Researchers have been investigating social changes and transformations in order to analyze, understand and explain the society we are living in. This scenario has recently brought out various terms such as: “Information Society”, “Knowledge Society”, “Digital Society” and, “Network Society” among others. Nevertheless the way these designations have been used and understood shows a lack of common sense for it depends on the theoretical construction presented by different authors. When analyzing the terms “information” and “knowledge”, for instance, we see that they are attributed a variety of meanings. From our point of view, what best defines the society in which we are currently sharing and living in, would be a “Digital-Virtual Networked Society”. But what are the arguments to support this denomination?

Nowadays we are living and acting through different digital-virtual network technologies, meaning that we are living our lives through digital-virtual technologies in a variety of domains linked to work, study, leisure, business or relationships for example. In these different domains we build up networks or take part in virtual communities which connect us to other people. We have virtual friends, virtual work and virtual relationships. We buy, sell, study, research and play in a new context, both analogue and digital.

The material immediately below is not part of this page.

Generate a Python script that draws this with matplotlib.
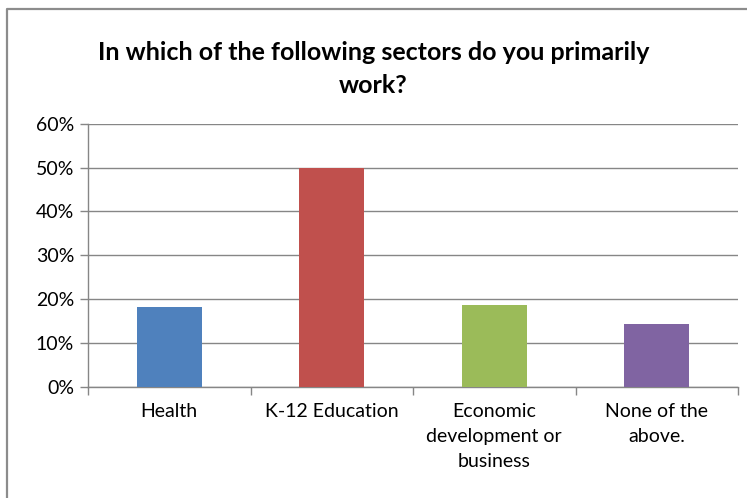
import matplotlib.pyplot as plt
from matplotlib.lines import Line2D
from matplotlib.ticker import FuncFormatter

plt.rcParams['font.family'] = ['Lato', 'DejaVu Sans']

# Survey data
sectors = ["Health", "K-12 Education", "Economic\ndevelopment or\nbusiness", "None of the\nabove."]
shares = [0.182, 0.50, 0.186, 0.143]
colors = ["#4F81BD", "#C0504D", "#9BBB59", "#8064A2"]

fig = plt.figure(figsize=(7.47, 4.98), dpi=100)
ax = fig.add_axes([0.1178, 0.2235, 0.8702, 0.5281])

x = range(len(sectors))
ax.bar(x, shares, width=0.4, color=colors, zorder=3)

ax.set_xlim(-0.5, len(sectors) - 0.5)
ax.set_ylim(0, 0.6)
ax.set_yticks([0, 0.1, 0.2, 0.3, 0.4, 0.5, 0.6])
ax.yaxis.set_major_formatter(FuncFormatter(lambda v, p: f"{v * 100:.0f}%"))
ax.grid(axis="y", color="#868686", linewidth=1, zorder=0)

# category labels sit between boundary ticks
ax.set_xticks([i - 0.5 for i in range(len(sectors) + 1)])
ax.set_xticklabels([])
ax.set_xticks(list(x), minor=True)
ax.set_xticklabels(sectors, minor=True, fontsize=14, color="#000000", linespacing=1.55)
ax.tick_params(axis="x", which="minor", length=0, pad=12)
ax.tick_params(axis="x", which="major", length=6, color="#868686", width=1)
ax.tick_params(axis="y", length=6, color="#868686", width=1, labelsize=14, pad=4)

for side in ["top", "right"]:
    ax.spines[side].set_visible(False)
for side in ["left", "bottom"]:
    ax.spines[side].set_color("#868686")
    ax.spines[side].set_linewidth(1)

fig.text(0.5, 0.861, "In which of the following sectors do you primarily\nwork?",
         ha="center", va="center", fontsize=18, fontweight="bold", linespacing=1.5)

# outer chart frame (only top and left edges are inside the picture)
fig.lines.append(Line2D([7 / 747, 7 / 747, 1.0], [0.0, 1 - 9 / 498, 1 - 9 / 498],
                        transform=fig.transFigure, color="#8C8C8C", linewidth=1.6))

plt.savefig("out.png", dpi=100)
plt.close()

Nevertheless, more important than classifying or attributing a denomination to the type of society we are living in, is to understand the movements and processes it constitutes. In this context we are particularly interested in the movements and processes related to the following questions: What does teaching in a “Digital-Virtual Networked Society” mean? What has changed from the time we were children and adolescents? What implications does living in a growing digital-virtual-technological world bring to parents, teachers and to their own subjects? Why is it that we are observing more and more confused parents not knowing how to educate their children; more unmotivated teachers, with no desire or courage to enter a classroom and children, adolescents and teenagers stating they do not enjoy attending classes? What is this new subject and how do these new learners, these “digital natives”, learn? (Prensky, 2002), belonging to the “homo zappiens” generation? (Veen & Vrakking, 2009) How are the concepts of information, knowledge, teaching, learning and development understood nowadays? These issues represent part of the challenges that have presented themselves and what the current reality dictates within educational research, something we will discuss further in this chapter.

Living in a growing “technological” world, where different people live and coexist in a digital-virtual way and are connected by different networks, brings important consequences which represent huge challenges for the teaching and learning processes, both in formal and informal educational contexts. Educating in the current connected, digital networked society where people have easy and quick access to a wide range of information, and also communicate with anyone, anywhere and at any time is significantly different in comparison to the way we were educated; a society in which relationships and interactions were prevailingly established by analogical means; where searching for information could require one to physically go to the nearest library or bookstore to purchase a book, magazine or newspaper and where communication with physically distant people was done through correspondence or telephone. Digital technology has evolved in such a way that it shortens distances and approaches for people who now live in the instant. Society has changed and it is no longer possible for schools to keep following the industrial society model and inspired by the Fordist model. According to Moraes (2003), this new reality not only plays a part in ways of working in education but it also affects the ways in which a person is enabled to live in this society, in the world of work and within a continuous learning process. Traditional social practices, working relations and professional learning and development have also been rapidly modified.